(TASK DIRECTIONS)
Determine the number of lines containing the word "this". Reply with it and nothing else.

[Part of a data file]
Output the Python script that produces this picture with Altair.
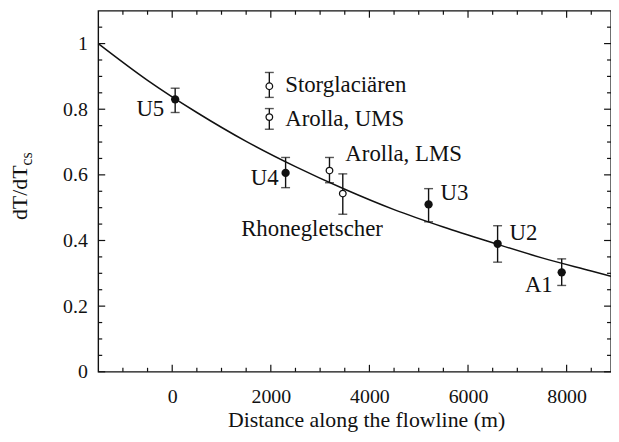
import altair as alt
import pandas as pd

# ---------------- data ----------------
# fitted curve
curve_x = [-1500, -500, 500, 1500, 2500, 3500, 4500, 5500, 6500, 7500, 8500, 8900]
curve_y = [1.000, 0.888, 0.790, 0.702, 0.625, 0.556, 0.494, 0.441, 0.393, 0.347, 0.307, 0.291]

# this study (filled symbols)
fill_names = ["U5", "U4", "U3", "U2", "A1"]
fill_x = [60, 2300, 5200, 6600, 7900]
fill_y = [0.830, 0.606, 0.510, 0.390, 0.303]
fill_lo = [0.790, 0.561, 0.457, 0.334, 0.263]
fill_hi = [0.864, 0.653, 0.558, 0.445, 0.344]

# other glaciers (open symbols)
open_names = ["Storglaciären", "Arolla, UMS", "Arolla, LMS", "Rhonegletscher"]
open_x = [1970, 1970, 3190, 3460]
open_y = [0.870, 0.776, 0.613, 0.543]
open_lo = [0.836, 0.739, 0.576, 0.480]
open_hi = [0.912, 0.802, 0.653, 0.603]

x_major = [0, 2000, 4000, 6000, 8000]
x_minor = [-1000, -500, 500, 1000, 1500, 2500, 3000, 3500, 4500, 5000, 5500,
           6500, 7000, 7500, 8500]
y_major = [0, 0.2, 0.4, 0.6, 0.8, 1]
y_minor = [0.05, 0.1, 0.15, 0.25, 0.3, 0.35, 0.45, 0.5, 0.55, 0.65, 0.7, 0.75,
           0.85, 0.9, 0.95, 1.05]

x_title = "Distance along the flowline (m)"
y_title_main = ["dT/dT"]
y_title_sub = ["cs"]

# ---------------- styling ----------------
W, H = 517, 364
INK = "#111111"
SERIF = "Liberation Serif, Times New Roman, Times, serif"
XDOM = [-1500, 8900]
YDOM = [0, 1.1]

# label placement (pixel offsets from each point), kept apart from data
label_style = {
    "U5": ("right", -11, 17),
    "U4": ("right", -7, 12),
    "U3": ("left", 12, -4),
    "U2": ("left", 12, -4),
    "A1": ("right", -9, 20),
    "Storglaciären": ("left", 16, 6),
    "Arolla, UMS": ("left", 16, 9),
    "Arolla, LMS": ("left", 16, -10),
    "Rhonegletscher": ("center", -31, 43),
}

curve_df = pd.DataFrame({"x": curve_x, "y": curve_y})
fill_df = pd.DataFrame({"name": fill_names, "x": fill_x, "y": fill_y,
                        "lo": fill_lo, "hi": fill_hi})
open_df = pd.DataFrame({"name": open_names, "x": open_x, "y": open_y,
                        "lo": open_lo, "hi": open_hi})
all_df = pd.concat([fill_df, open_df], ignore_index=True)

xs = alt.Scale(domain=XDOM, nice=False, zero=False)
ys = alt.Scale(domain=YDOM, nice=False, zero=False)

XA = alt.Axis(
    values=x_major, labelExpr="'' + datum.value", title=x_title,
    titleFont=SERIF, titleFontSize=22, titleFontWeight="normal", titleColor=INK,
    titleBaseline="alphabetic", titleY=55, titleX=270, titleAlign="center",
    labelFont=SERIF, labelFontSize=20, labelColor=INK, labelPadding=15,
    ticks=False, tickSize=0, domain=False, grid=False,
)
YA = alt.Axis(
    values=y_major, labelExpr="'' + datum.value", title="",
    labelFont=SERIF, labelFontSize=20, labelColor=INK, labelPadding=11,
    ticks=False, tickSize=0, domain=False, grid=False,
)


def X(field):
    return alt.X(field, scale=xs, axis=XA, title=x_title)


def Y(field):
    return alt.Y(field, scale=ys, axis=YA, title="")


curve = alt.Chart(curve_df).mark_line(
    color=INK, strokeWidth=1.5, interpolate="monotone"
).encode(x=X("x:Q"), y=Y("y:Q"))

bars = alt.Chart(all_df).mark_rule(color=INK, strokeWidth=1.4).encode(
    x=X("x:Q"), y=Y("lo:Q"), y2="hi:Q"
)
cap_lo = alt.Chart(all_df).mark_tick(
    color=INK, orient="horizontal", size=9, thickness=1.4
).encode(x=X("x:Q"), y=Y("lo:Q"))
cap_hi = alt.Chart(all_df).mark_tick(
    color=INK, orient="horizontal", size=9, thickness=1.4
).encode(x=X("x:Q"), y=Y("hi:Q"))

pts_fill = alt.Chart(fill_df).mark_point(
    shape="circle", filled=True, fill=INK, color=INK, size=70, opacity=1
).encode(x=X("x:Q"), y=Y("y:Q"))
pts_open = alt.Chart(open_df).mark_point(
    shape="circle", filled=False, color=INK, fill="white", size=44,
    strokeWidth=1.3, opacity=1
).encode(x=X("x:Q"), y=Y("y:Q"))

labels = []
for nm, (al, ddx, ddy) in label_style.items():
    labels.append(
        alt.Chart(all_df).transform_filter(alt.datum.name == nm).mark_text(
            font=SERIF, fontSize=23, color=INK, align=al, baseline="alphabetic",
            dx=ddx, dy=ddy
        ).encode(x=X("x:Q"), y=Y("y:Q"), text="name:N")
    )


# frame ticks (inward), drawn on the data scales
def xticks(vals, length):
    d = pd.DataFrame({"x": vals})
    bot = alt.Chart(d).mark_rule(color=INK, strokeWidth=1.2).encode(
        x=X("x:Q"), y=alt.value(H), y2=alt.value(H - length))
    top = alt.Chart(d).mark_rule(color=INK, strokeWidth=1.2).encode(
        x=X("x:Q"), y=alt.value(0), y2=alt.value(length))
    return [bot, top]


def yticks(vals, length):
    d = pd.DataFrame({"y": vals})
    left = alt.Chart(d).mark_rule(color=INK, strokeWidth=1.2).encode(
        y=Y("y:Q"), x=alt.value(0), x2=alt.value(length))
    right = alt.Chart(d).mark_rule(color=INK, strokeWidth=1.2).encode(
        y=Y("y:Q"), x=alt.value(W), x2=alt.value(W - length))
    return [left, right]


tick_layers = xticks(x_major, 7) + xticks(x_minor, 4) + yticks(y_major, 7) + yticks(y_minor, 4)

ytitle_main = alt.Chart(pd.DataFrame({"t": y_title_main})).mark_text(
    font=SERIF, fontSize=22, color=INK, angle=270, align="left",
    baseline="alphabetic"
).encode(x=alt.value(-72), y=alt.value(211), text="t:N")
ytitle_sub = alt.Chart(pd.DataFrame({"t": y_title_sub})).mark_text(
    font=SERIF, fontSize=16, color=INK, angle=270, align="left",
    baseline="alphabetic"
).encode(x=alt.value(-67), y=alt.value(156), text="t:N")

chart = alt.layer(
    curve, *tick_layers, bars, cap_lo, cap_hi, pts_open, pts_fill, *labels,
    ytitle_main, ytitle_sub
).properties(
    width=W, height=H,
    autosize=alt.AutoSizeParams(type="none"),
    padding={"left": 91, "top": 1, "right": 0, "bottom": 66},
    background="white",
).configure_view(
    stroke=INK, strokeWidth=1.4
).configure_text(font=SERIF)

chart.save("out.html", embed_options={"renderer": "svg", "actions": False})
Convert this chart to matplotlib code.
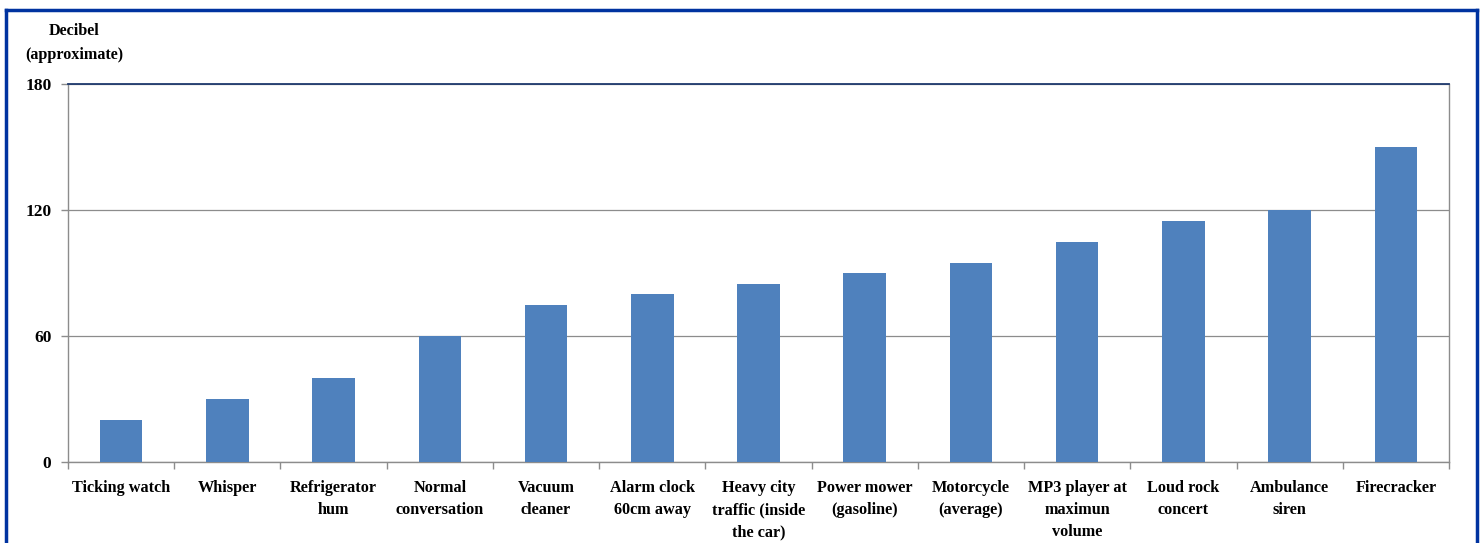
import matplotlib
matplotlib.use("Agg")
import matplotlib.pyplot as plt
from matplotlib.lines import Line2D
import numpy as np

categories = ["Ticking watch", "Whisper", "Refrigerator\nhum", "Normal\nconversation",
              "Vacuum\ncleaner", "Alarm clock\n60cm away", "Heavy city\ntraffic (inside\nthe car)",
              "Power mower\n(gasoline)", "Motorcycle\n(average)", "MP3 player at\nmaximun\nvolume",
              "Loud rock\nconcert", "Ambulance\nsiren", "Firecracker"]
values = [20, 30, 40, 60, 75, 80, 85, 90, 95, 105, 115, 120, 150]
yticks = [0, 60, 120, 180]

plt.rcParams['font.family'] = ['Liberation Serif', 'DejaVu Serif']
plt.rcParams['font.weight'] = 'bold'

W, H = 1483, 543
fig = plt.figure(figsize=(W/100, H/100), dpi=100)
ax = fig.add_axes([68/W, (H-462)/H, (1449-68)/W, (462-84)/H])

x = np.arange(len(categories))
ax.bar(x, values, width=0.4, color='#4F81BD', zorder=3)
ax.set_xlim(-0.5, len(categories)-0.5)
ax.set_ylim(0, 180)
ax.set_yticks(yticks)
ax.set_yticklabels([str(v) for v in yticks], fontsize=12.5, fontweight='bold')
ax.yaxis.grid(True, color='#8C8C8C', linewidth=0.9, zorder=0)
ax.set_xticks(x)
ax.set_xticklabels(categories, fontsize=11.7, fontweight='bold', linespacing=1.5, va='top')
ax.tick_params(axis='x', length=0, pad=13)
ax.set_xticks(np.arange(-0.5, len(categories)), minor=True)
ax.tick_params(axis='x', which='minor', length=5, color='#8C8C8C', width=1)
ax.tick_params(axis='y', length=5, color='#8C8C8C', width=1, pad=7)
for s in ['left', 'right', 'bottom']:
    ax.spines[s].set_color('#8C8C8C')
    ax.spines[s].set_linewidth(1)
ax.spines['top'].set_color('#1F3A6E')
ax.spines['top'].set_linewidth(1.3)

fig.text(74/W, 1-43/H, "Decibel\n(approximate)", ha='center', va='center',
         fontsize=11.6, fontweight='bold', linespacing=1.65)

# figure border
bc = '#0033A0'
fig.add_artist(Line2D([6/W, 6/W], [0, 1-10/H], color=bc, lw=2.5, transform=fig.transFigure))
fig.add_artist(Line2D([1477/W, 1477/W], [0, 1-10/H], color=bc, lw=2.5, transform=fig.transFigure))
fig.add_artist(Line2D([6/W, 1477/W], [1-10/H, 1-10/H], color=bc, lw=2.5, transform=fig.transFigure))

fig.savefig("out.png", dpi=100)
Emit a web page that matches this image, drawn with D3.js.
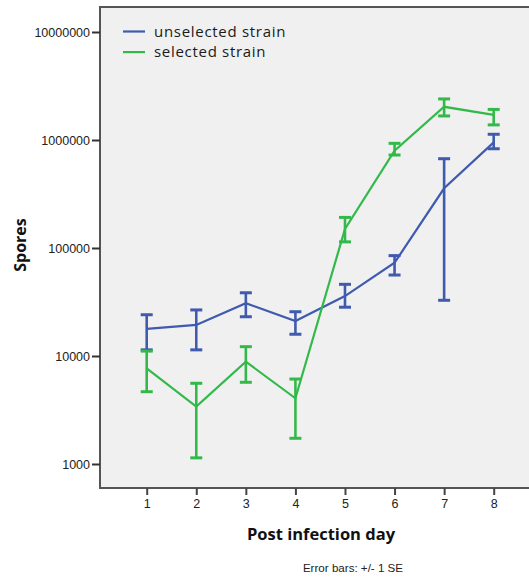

(RESULT OF THE EXERCISE)
4